►

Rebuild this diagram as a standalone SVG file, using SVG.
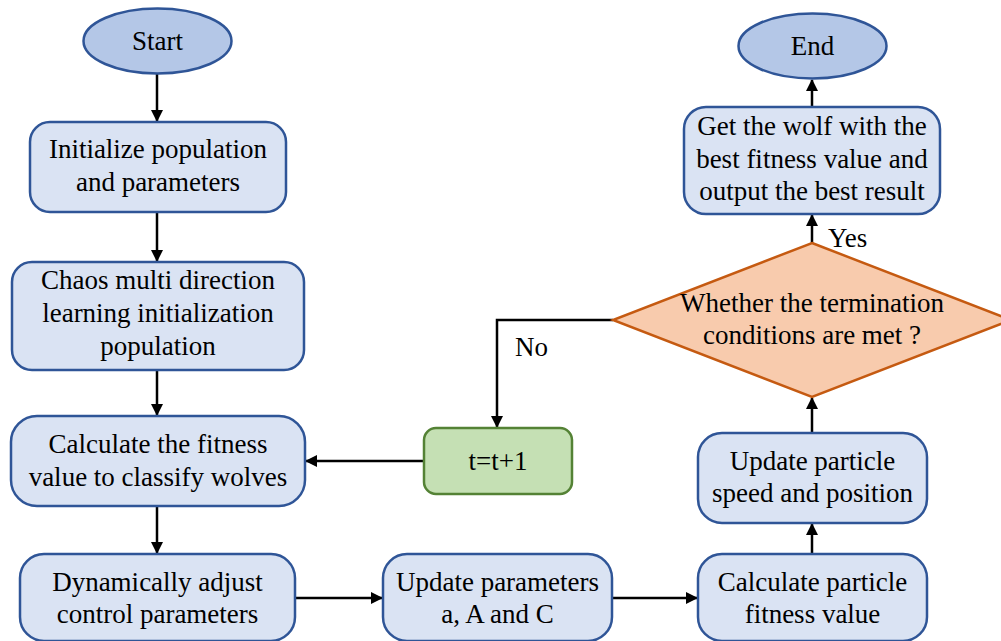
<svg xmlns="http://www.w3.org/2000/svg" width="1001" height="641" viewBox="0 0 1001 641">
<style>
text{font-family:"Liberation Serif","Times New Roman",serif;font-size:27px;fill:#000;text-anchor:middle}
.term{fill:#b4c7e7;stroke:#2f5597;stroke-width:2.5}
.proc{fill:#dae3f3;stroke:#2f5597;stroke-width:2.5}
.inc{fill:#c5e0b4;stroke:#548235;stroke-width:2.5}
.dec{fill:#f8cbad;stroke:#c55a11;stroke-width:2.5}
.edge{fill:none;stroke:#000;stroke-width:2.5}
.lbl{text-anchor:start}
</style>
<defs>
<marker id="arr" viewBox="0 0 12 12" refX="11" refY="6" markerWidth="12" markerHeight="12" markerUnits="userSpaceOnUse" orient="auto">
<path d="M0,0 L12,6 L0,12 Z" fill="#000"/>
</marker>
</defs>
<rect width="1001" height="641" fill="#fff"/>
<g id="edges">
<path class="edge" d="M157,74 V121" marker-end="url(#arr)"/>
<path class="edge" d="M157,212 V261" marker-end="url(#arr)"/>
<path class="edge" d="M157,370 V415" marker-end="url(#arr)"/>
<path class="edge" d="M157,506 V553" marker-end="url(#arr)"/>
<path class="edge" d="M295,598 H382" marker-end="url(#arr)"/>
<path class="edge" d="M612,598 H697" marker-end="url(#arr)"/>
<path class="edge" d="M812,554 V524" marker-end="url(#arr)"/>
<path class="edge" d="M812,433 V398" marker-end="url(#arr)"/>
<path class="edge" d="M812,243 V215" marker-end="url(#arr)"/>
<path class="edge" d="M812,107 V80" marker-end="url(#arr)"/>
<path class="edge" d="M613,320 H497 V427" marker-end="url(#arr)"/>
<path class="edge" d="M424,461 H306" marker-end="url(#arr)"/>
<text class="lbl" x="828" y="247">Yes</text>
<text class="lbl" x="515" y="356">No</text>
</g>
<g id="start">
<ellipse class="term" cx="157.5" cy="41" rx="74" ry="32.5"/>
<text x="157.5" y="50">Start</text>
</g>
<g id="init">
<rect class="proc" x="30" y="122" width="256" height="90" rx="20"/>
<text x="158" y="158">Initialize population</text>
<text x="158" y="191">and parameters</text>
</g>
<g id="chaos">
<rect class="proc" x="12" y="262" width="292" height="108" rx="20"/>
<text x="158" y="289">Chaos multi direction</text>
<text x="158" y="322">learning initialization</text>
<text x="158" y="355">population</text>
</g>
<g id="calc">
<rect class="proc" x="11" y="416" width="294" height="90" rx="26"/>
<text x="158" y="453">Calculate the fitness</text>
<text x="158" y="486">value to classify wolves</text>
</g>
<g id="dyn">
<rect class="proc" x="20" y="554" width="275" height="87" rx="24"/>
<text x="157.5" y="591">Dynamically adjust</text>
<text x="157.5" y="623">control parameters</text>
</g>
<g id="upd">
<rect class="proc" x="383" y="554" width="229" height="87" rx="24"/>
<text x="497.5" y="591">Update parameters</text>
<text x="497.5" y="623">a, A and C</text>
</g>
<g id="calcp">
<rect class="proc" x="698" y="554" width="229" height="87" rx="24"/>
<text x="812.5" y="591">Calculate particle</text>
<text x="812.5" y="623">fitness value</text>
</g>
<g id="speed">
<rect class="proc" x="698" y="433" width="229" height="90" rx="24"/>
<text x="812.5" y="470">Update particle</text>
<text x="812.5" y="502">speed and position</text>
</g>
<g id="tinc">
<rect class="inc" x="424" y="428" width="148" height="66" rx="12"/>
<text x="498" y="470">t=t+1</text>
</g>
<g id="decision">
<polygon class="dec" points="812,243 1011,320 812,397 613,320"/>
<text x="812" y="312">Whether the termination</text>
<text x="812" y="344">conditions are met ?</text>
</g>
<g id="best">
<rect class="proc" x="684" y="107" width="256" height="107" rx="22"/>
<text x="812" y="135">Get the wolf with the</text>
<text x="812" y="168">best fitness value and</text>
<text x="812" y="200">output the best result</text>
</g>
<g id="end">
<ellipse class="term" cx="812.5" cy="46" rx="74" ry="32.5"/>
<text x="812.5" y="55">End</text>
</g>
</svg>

◄

[Task to complete] Extract the full listing above verbatim; pictures are to be left out of the copy.

[Exercise result]
Rebuild this diagram as a standalone SVG file, using SVG.
<svg xmlns="http://www.w3.org/2000/svg" width="1001" height="641" viewBox="0 0 1001 641">
<style>
text{font-family:"Liberation Serif","Times New Roman",serif;font-size:27px;fill:#000;text-anchor:middle}
.term{fill:#b4c7e7;stroke:#2f5597;stroke-width:2.5}
.proc{fill:#dae3f3;stroke:#2f5597;stroke-width:2.5}
.inc{fill:#c5e0b4;stroke:#548235;stroke-width:2.5}
.dec{fill:#f8cbad;stroke:#c55a11;stroke-width:2.5}
.edge{fill:none;stroke:#000;stroke-width:2.5}
.lbl{text-anchor:start}
</style>
<defs>
<marker id="arr" viewBox="0 0 12 12" refX="11" refY="6" markerWidth="12" markerHeight="12" markerUnits="userSpaceOnUse" orient="auto">
<path d="M0,0 L12,6 L0,12 Z" fill="#000"/>
</marker>
</defs>
<rect width="1001" height="641" fill="#fff"/>
<g id="edges">
<path class="edge" d="M157,74 V121" marker-end="url(#arr)"/>
<path class="edge" d="M157,212 V261" marker-end="url(#arr)"/>
<path class="edge" d="M157,370 V415" marker-end="url(#arr)"/>
<path class="edge" d="M157,506 V553" marker-end="url(#arr)"/>
<path class="edge" d="M295,598 H382" marker-end="url(#arr)"/>
<path class="edge" d="M612,598 H697" marker-end="url(#arr)"/>
<path class="edge" d="M812,554 V524" marker-end="url(#arr)"/>
<path class="edge" d="M812,433 V398" marker-end="url(#arr)"/>
<path class="edge" d="M812,243 V215" marker-end="url(#arr)"/>
<path class="edge" d="M812,107 V80" marker-end="url(#arr)"/>
<path class="edge" d="M613,320 H497 V427" marker-end="url(#arr)"/>
<path class="edge" d="M424,461 H306" marker-end="url(#arr)"/>
<text class="lbl" x="828" y="247">Yes</text>
<text class="lbl" x="515" y="356">No</text>
</g>
<g id="start">
<ellipse class="term" cx="157.5" cy="41" rx="74" ry="32.5"/>
<text x="157.5" y="50">Start</text>
</g>
<g id="init">
<rect class="proc" x="30" y="122" width="256" height="90" rx="20"/>
<text x="158" y="158">Initialize population</text>
<text x="158" y="191">and parameters</text>
</g>
<g id="chaos">
<rect class="proc" x="12" y="262" width="292" height="108" rx="20"/>
<text x="158" y="289">Chaos multi direction</text>
<text x="158" y="322">learning initialization</text>
<text x="158" y="355">population</text>
</g>
<g id="calc">
<rect class="proc" x="11" y="416" width="294" height="90" rx="26"/>
<text x="158" y="453">Calculate the fitness</text>
<text x="158" y="486">value to classify wolves</text>
</g>
<g id="dyn">
<rect class="proc" x="20" y="554" width="275" height="87" rx="24"/>
<text x="157.5" y="591">Dynamically adjust</text>
<text x="157.5" y="623">control parameters</text>
</g>
<g id="upd">
<rect class="proc" x="383" y="554" width="229" height="87" rx="24"/>
<text x="497.5" y="591">Update parameters</text>
<text x="497.5" y="623">a, A and C</text>
</g>
<g id="calcp">
<rect class="proc" x="698" y="554" width="229" height="87" rx="24"/>
<text x="812.5" y="591">Calculate particle</text>
<text x="812.5" y="623">fitness value</text>
</g>
<g id="speed">
<rect class="proc" x="698" y="433" width="229" height="90" rx="24"/>
<text x="812.5" y="470">Update particle</text>
<text x="812.5" y="502">speed and position</text>
</g>
<g id="tinc">
<rect class="inc" x="424" y="428" width="148" height="66" rx="12"/>
<text x="498" y="470">t=t+1</text>
</g>
<g id="decision">
<polygon class="dec" points="812,243 1011,320 812,397 613,320"/>
<text x="812" y="312">Whether the termination</text>
<text x="812" y="344">conditions are met ?</text>
</g>
<g id="best">
<rect class="proc" x="684" y="107" width="256" height="107" rx="22"/>
<text x="812" y="135">Get the wolf with the</text>
<text x="812" y="168">best fitness value and</text>
<text x="812" y="200">output the best result</text>
</g>
<g id="end">
<ellipse class="term" cx="812.5" cy="46" rx="74" ry="32.5"/>
<text x="812.5" y="55">End</text>
</g>
</svg>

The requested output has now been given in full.